Ansa
Editoriali
L'attacco Isis agli americani in Siria e il dilemma dell'affidabilità di al Sharaa
L’attentato a Palmira riporta alla luce le infiltrazioni jihadiste nelle forze siriane alleate degli Usa. Il rischio delle alleanze “green on blue”
L’attentato dell’Isis che ha ucciso tre americani sabato a Palmira, in Siria, ha aperto un tema che covava da tempo fra le pagine dei piani del Pentagono su come combattere lo Stato islamico congiuntamente alle forze di sicurezza siriane, composte in parte da ex jihadisti. L’attacco durante l’incontro che tenevano un colonnello americano e un funzionario del ministero dell’Interno siriano sulle operazioni militari contro l’Isis è stato lanciato da un uomo del servizio di sicurezza del presidente Ahmed al Sharaa e rivela le capacità di infiltrazione dello Stato islamico. Dai tempi dell’Afghanistan, gli americani le chiamano in gergo operazioni “green on blue”, dove il verde indicava le forze regolari afghane alleate e il blu le forze della Nato.
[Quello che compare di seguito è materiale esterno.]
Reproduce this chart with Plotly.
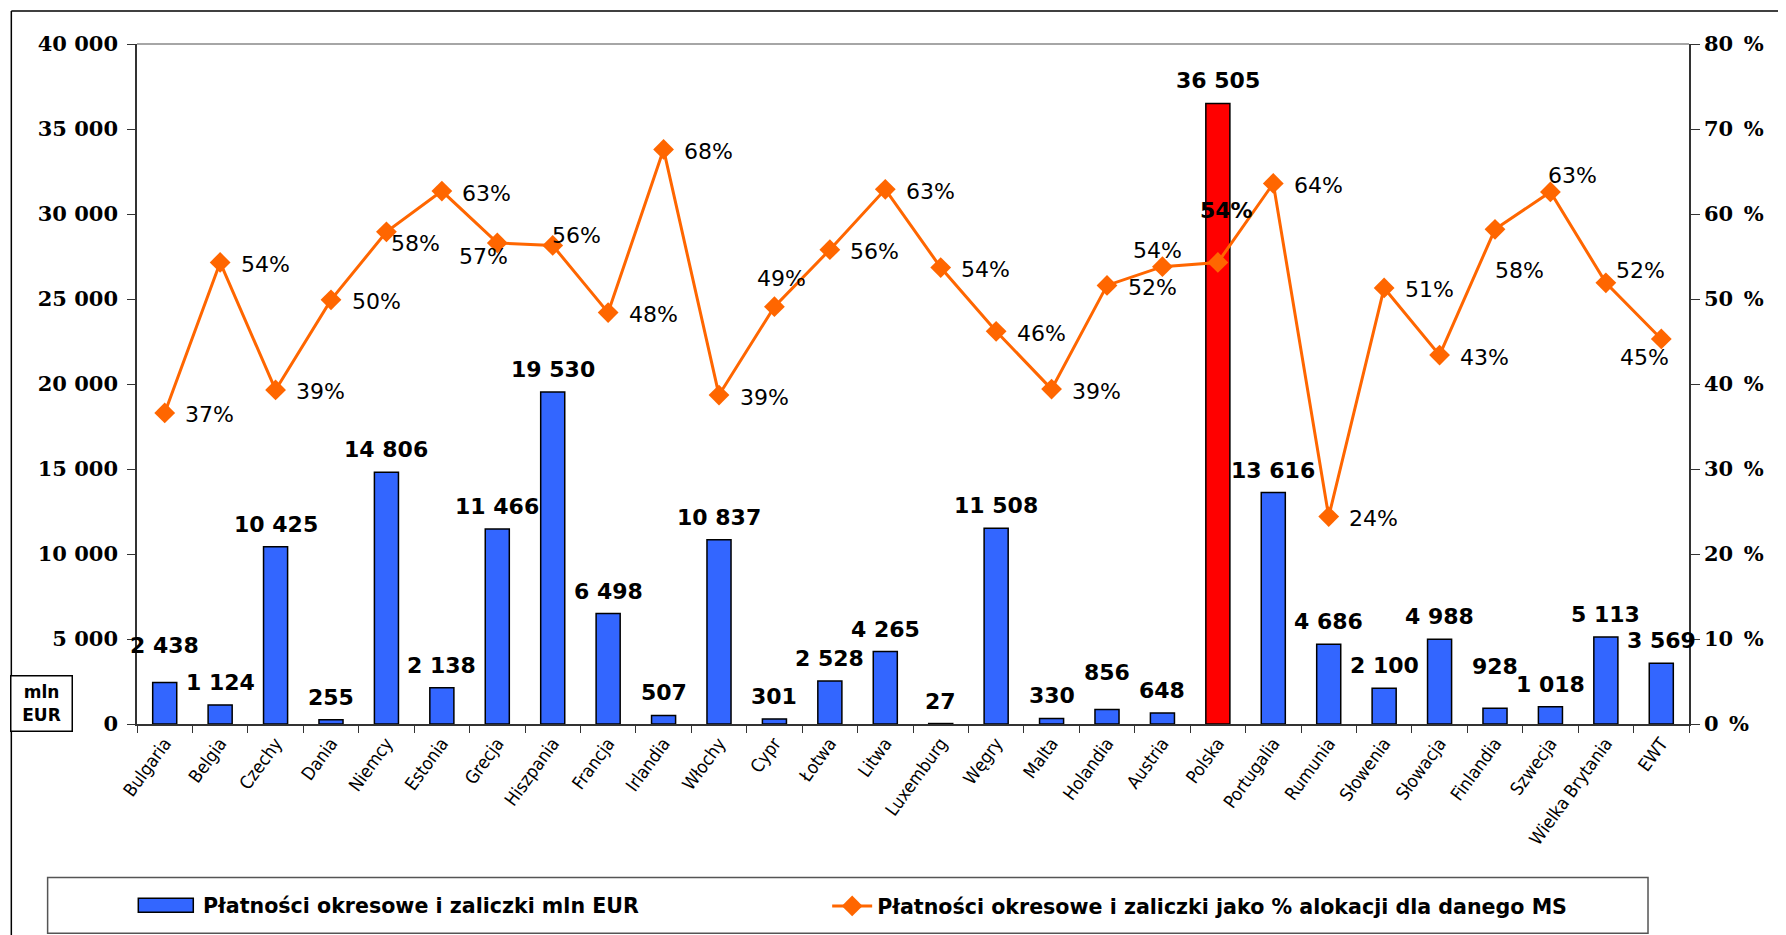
import plotly.graph_objects as go

countries = ["Bulgaria", "Belgia", "Czechy", "Dania", "Niemcy", "Estonia", "Grecja", "Hiszpania",
             "Francja", "Irlandia", "Włochy", "Cypr", "Łotwa", "Litwa", "Luxemburg", "Węgry",
             "Malta", "Holandia", "Austria", "Polska", "Portugalia", "Rumunia", "Słowenia",
             "Słowacja", "Finlandia", "Szwecja", "Wielka Brytania", "EWT"]
payments = [2438, 1124, 10425, 255, 14806, 2138, 11466, 19530, 6498, 507, 10837, 301, 2528, 4265,
            27, 11508, 330, 856, 648, 36505, 13616, 4686, 2100, 4988, 928, 1018, 5113, 3569]
percent = [36.6, 54.3, 39.3, 49.9, 57.9, 62.7, 56.6, 56.3, 48.4, 67.6, 38.7, 49.1, 55.8, 62.9,
           53.7, 46.2, 39.4, 51.6, 53.8, 54.3, 63.6, 24.4, 51.3, 43.4, 58.2, 62.6, 51.9, 45.3]
pct_labels = ["37%", "54%", "39%", "50%", "58%", "63%", "57%", "56%", "48%", "68%", "39%", "49%",
              "56%", "63%", "54%", "46%", "39%", "52%", "54%", "54%", "64%", "24%", "51%", "43%",
              "58%", "63%", "52%", "45%"]
highlight = "Polska"

bar_names = "Płatności okresowe i zaliczki mln EUR"
line_names = "Płatności okresowe i zaliczki jako % alokacji dla danego MS"
y_ticks = [0, 5000, 10000, 15000, 20000, 25000, 30000, 35000, 40000]
y2_ticks = [0, 10, 20, 30, 40, 50, 60, 70, 80]
y2_text = [f"{v}\u2002%" for v in y2_ticks]

# label placement (style): offset of label centre from marker, in px (dx right, dy down)
RIGHT = (45, 2)
pct_offsets = {
    "Niemcy": (29, 12), "Grecja": (-14, 14), "Hiszpania": (24, -10), "Cypr": (7, -28),
    "Austria": (-5, -16), "Polska": (9, -52), "Finlandia": (24, 41), "Szwecja": (22, -16),
    "Wielka Brytania": (35, -12), "EWT": (-17, 19),
}
bar_label_lift = {"Bulgaria": 15, "Holandia": 14, "Finlandia": 19}

BLUE, RED, ORANGE = "#3366FF", "#FF0000", "#FF6600"
bar_colors = [RED if c == highlight else BLUE for c in countries]
bar_text = [f"{v:,}".replace(",", " ") for v in payments]

OFF = 8  # page body margin
FW, FH = 1786, 935
L, R, T, B = 136.7 - OFF, 1689 - OFF, 43.7 - OFF, 724.5 - OFF
W, H = R - L, B - T


def px(x):
    return (x - OFF - L) / W


def py(y):
    return (B - (y - OFF)) / H


fig = go.Figure()
fig.add_trace(go.Bar(
    x=countries, y=payments, name=bar_names, showlegend=False,
    marker=dict(color=bar_colors, line=dict(color="#000000", width=1.5)),
))
fig.add_trace(go.Scatter(
    x=countries, y=percent, name=line_names, yaxis="y2", mode="lines+markers",
    line=dict(color=ORANGE, width=3),
    marker=dict(symbol="diamond", size=16, color=ORANGE),
    cliponaxis=False, showlegend=True,
))

annotations = []
for c, v, t in zip(countries, payments, bar_text):
    annotations.append(dict(
        x=c, y=v, xref="x", yref="y", text=t, showarrow=False,
        xanchor="center", yanchor="bottom", yshift=8 + bar_label_lift.get(c, 0),
        font=dict(family="DejaVu Sans", size=22, color="#000000", weight="bold"),
    ))
for c, v, t in zip(countries, percent, pct_labels):
    dx, dy = pct_offsets.get(c, RIGHT)
    annotations.append(dict(
        x=c, y=v, xref="x", yref="y2", text=t, showarrow=False,
        xanchor="center", yanchor="middle", xshift=dx, yshift=-dy,
        font=dict(family="DejaVu Sans", size=22, color="#000000",
                  weight="bold" if c == highlight else "normal"),
    ))
annotations.append(dict(
    xref="paper", yref="paper", x=px(41.5), y=py(704), text="mln<br>EUR",
    showarrow=False, font=dict(family="DejaVu Sans", size=17, color="#000000", weight="bold"),
    bordercolor="#000000", borderwidth=1.5, bgcolor="white", width=58, height=52,
    xanchor="center", yanchor="middle",
))
# legend entry for the bar series (wide swatch as in the original)
annotations.append(dict(
    xref="paper", yref="paper", x=px(201), y=py(906.7), text=bar_names, showarrow=False,
    xanchor="left", yanchor="middle",
    font=dict(family="DejaVu Sans", size=20.6, color="#000000", weight="bold"),
))

fig.update_layout(
    width=FW, height=FH,
    margin=dict(l=L, r=FW - R, t=T, b=FH - B),
    paper_bgcolor="white", plot_bgcolor="white",
    separators=". ",
    bargap=0.566,
    legend=dict(orientation="h", x=px(827), xanchor="left", y=py(906.7), yanchor="middle",
                font=dict(family="DejaVu Sans", size=20.6, color="#000000", weight="bold"),
                bgcolor="rgba(0,0,0,0)", borderwidth=0, itemwidth=40),
    xaxis=dict(type="category", range=[-0.5, len(countries) - 0.5], tickson="boundaries",
               ticks="outside", ticklen=7, tickcolor="#333333", showline=True,
               linecolor="#333333", linewidth=1.5, tickangle=-54, showgrid=False,
               tickfont=dict(family="DejaVu Sans Condensed", size=18, color="#000000")),
    yaxis=dict(range=[0, 40000], tickvals=y_ticks, tickformat=",d", ticks="outside",
               ticklen=8, tickcolor="#333333", showline=True, linecolor="#333333",
               linewidth=1.5, showgrid=False, zeroline=False, ticklabelstandoff=5,
               tickfont=dict(family="DejaVu Serif", size=21, color="#000000", weight="bold")),
    yaxis2=dict(range=[0, 80], overlaying="y", side="right", tickvals=y2_ticks,
                ticktext=y2_text, ticks="outside", ticklen=9, tickcolor="#333333",
                showline=True, linecolor="#333333", linewidth=1.5, showgrid=False,
                zeroline=False,
                tickfont=dict(family="DejaVu Serif", size=21, color="#000000", weight="bold")),
    shapes=[
        dict(type="line", xref="paper", yref="paper", x0=0, x1=1, y0=1, y1=1,
             line=dict(color="#888888", width=1.5)),
        dict(type="line", xref="paper", yref="paper", x0=px(11), x1=px(11), y0=py(10.7),
             y1=py(980), line=dict(color="#000000", width=1.5)),
        dict(type="line", xref="paper", yref="paper", x0=px(11), x1=px(1810), y0=py(10.7),
             y1=py(10.7), line=dict(color="#000000", width=1.5)),
        dict(type="rect", xref="paper", yref="paper", x0=px(47.3), x1=px(1648), y0=py(878.3),
             y1=py(934), line=dict(color="#555555", width=1.5)),
        dict(type="rect", xref="paper", yref="paper", x0=px(138), x1=px(193), y0=py(899),
             y1=py(913), fillcolor=BLUE, line=dict(color="#000000", width=1.5)),
    ],
    annotations=annotations,
)

fig.write_html("out.html")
Accadeva spesso che i talebani riuscissero a infiltrarsi tra gli afghani e a colpire dall’interno le unità della coalizione internazionale. E’ successo altre volte in Siria, con i curdi, e ora lo schema è simile. L’assalitore era un membro dell’Isis dal 2014 e alla caduta del regime si era spostato dalla Badya – il deserto dell’est – a Idlib assieme ad altri miliziani e si era unito alle forze regolari, fino a quando non ha deciso di attivarsi e attaccare. I controlli delle nuove autorità siriane sulle reclute non si sono dimostrati sufficienti e sono arrivate tre note stonate: il silenzio di al Sharaa, il mancato riferimento in qualsiasi comunicato ufficiale siriano al fatto che l’assalitore era un membro delle forze di sicurezza, le scuse poco credibili avanzate da Damasco per spiegare perché l’uomo, pur essendo sospettato di essere dell’Isis, fosse ancora nei ranghi. Se le operazioni “green on blue” sono un rischio che gli americani hanno accettato accogliendo le Forze armate siriane nella coalizione internazionale anti Isis, restano due fatti oggettivi. Il primo è che non si può essere certi della buona fede di un esercito composto da ex jihadisti. Il secondo è che il numero e la portata degli attentati dell’Isis sono in crescita nell’ultimo anno. Dopo l’attacco, Donald Trump ha speso parole concilianti nei confronti di al Sharaa, che però, come tutti, conosce bene la volubilità del presidente americano.